-- begin Recorded information --

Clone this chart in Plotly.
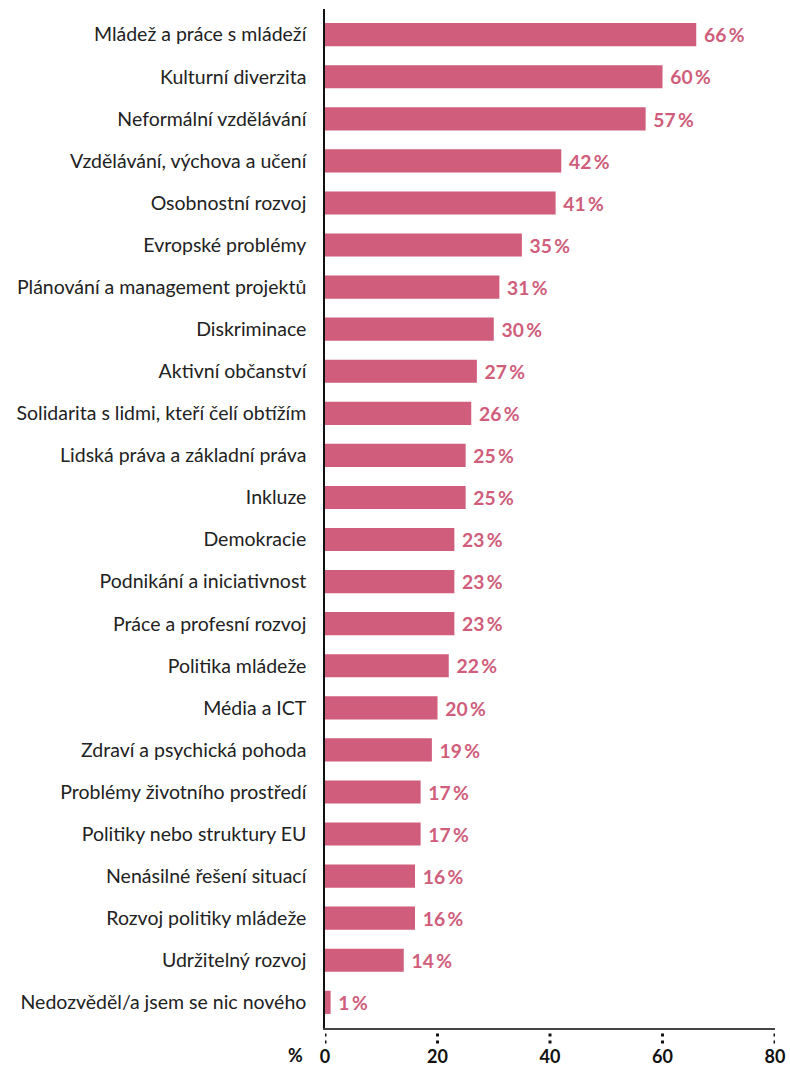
import plotly.graph_objects as go

categories = [
    "Mládež a práce s mládeží",
    "Kulturní diverzita",
    "Neformální vzdělávání",
    "Vzdělávání, výchova a učení",
    "Osobnostní rozvoj",
    "Evropské problémy",
    "Plánování a management projektů",
    "Diskriminace",
    "Aktivní občanství",
    "Solidarita s lidmi, kteří čelí obtížím",
    "Lidská práva a základní práva",
    "Inkluze",
    "Demokracie",
    "Podnikání a iniciativnost",
    "Práce a profesní rozvoj",
    "Politika mládeže",
    "Média a ICT",
    "Zdraví a psychická pohoda",
    "Problémy životního prostředí",
    "Politiky nebo struktury EU",
    "Nenásilné řešení situací",
    "Rozvoj politiky mládeže",
    "Udržitelný rozvoj",
    "Nedozvěděl/a jsem se nic nového",
]
values = [66, 60, 57, 42, 41, 35, 31, 30, 27, 26, 25, 25, 23, 23, 23, 22, 20, 19, 17, 17, 16, 16, 14, 1]
tick_values = [0, 20, 40, 60, 80]
tick_labels = ["0", "20", "40", "60", "80"]

BAR = "#CF5D7B"
FONT = "Lato"

fig = go.Figure(
    go.Bar(
        x=values,
        y=categories,
        orientation="h",
        marker=dict(color=BAR, line=dict(width=0)),
        width=0.55,
        text=[f"\u00a0{v}\u2009%" for v in values],
        textposition="outside",
        cliponaxis=False,
        textfont=dict(family=FONT, size=20, color=BAR, weight="bold"),
    )
)

# dotted tick marks below the x axis
shapes = []
for t in tick_values:
    shapes.append(dict(
        type="line", xref="x", yref="paper", x0=t, x1=t, y0=-0.0055, y1=-0.0165,
        line=dict(color="#111", width=3, dash="3px,4px"),
    ))

fig.update_layout(
    width=790, height=1067,
    margin=dict(l=325, r=15, t=9, b=39, autoexpand=False),
    paper_bgcolor="white", plot_bgcolor="white",
    showlegend=False,
    bargap=0.45,
    shapes=shapes,
    xaxis=dict(
        range=[0, 80], tickvals=tick_values, ticktext=tick_labels,
        showgrid=False, zeroline=False, automargin=False,
        showline=True, linecolor="#444", linewidth=2,
        ticks="", ticklabelstandoff=11,
        tickfont=dict(family=FONT, size=18, color="#111", weight="bold"),
    ),
    yaxis=dict(
        type="category", categoryorder="array", categoryarray=categories,
        range=[23.61, -0.61], automargin=False,
        showgrid=False, zeroline=False,
        showline=True, linecolor="#111", linewidth=1.5,
        ticks="", ticklabelstandoff=13,
        tickfont=dict(family=FONT, size=19.5, color="#222"),
    ),
    annotations=[dict(
        text="%", xref="paper", yref="paper", x=0, y=0,
        xanchor="right", yanchor="top", xshift=-20, yshift=-14,
        showarrow=False, font=dict(family=FONT, size=18, color="#111", weight="bold"),
    )],
)

fig.write_html("out.html", config={"displayModeBar": False},
               post_script="document.body.style.margin='0';")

-- end Recorded information --

Exercise brief >>
Reproduce the listing exactly. Leave its pictures out.

Final answer >>
Clone this chart in Plotly.
import plotly.graph_objects as go

categories = [
    "Mládež a práce s mládeží",
    "Kulturní diverzita",
    "Neformální vzdělávání",
    "Vzdělávání, výchova a učení",
    "Osobnostní rozvoj",
    "Evropské problémy",
    "Plánování a management projektů",
    "Diskriminace",
    "Aktivní občanství",
    "Solidarita s lidmi, kteří čelí obtížím",
    "Lidská práva a základní práva",
    "Inkluze",
    "Demokracie",
    "Podnikání a iniciativnost",
    "Práce a profesní rozvoj",
    "Politika mládeže",
    "Média a ICT",
    "Zdraví a psychická pohoda",
    "Problémy životního prostředí",
    "Politiky nebo struktury EU",
    "Nenásilné řešení situací",
    "Rozvoj politiky mládeže",
    "Udržitelný rozvoj",
    "Nedozvěděl/a jsem se nic nového",
]
values = [66, 60, 57, 42, 41, 35, 31, 30, 27, 26, 25, 25, 23, 23, 23, 22, 20, 19, 17, 17, 16, 16, 14, 1]
tick_values = [0, 20, 40, 60, 80]
tick_labels = ["0", "20", "40", "60", "80"]

BAR = "#CF5D7B"
FONT = "Lato"

fig = go.Figure(
    go.Bar(
        x=values,
        y=categories,
        orientation="h",
        marker=dict(color=BAR, line=dict(width=0)),
        width=0.55,
        text=[f"\u00a0{v}\u2009%" for v in values],
        textposition="outside",
        cliponaxis=False,
        textfont=dict(family=FONT, size=20, color=BAR, weight="bold"),
    )
)

# dotted tick marks below the x axis
shapes = []
for t in tick_values:
    shapes.append(dict(
        type="line", xref="x", yref="paper", x0=t, x1=t, y0=-0.0055, y1=-0.0165,
        line=dict(color="#111", width=3, dash="3px,4px"),
    ))

fig.update_layout(
    width=790, height=1067,
    margin=dict(l=325, r=15, t=9, b=39, autoexpand=False),
    paper_bgcolor="white", plot_bgcolor="white",
    showlegend=False,
    bargap=0.45,
    shapes=shapes,
    xaxis=dict(
        range=[0, 80], tickvals=tick_values, ticktext=tick_labels,
        showgrid=False, zeroline=False, automargin=False,
        showline=True, linecolor="#444", linewidth=2,
        ticks="", ticklabelstandoff=11,
        tickfont=dict(family=FONT, size=18, color="#111", weight="bold"),
    ),
    yaxis=dict(
        type="category", categoryorder="array", categoryarray=categories,
        range=[23.61, -0.61], automargin=False,
        showgrid=False, zeroline=False,
        showline=True, linecolor="#111", linewidth=1.5,
        ticks="", ticklabelstandoff=13,
        tickfont=dict(family=FONT, size=19.5, color="#222"),
    ),
    annotations=[dict(
        text="%", xref="paper", yref="paper", x=0, y=0,
        xanchor="right", yanchor="top", xshift=-20, yshift=-14,
        showarrow=False, font=dict(family=FONT, size=18, color="#111", weight="bold"),
    )],
)

fig.write_html("out.html", config={"displayModeBar": False},
               post_script="document.body.style.margin='0';")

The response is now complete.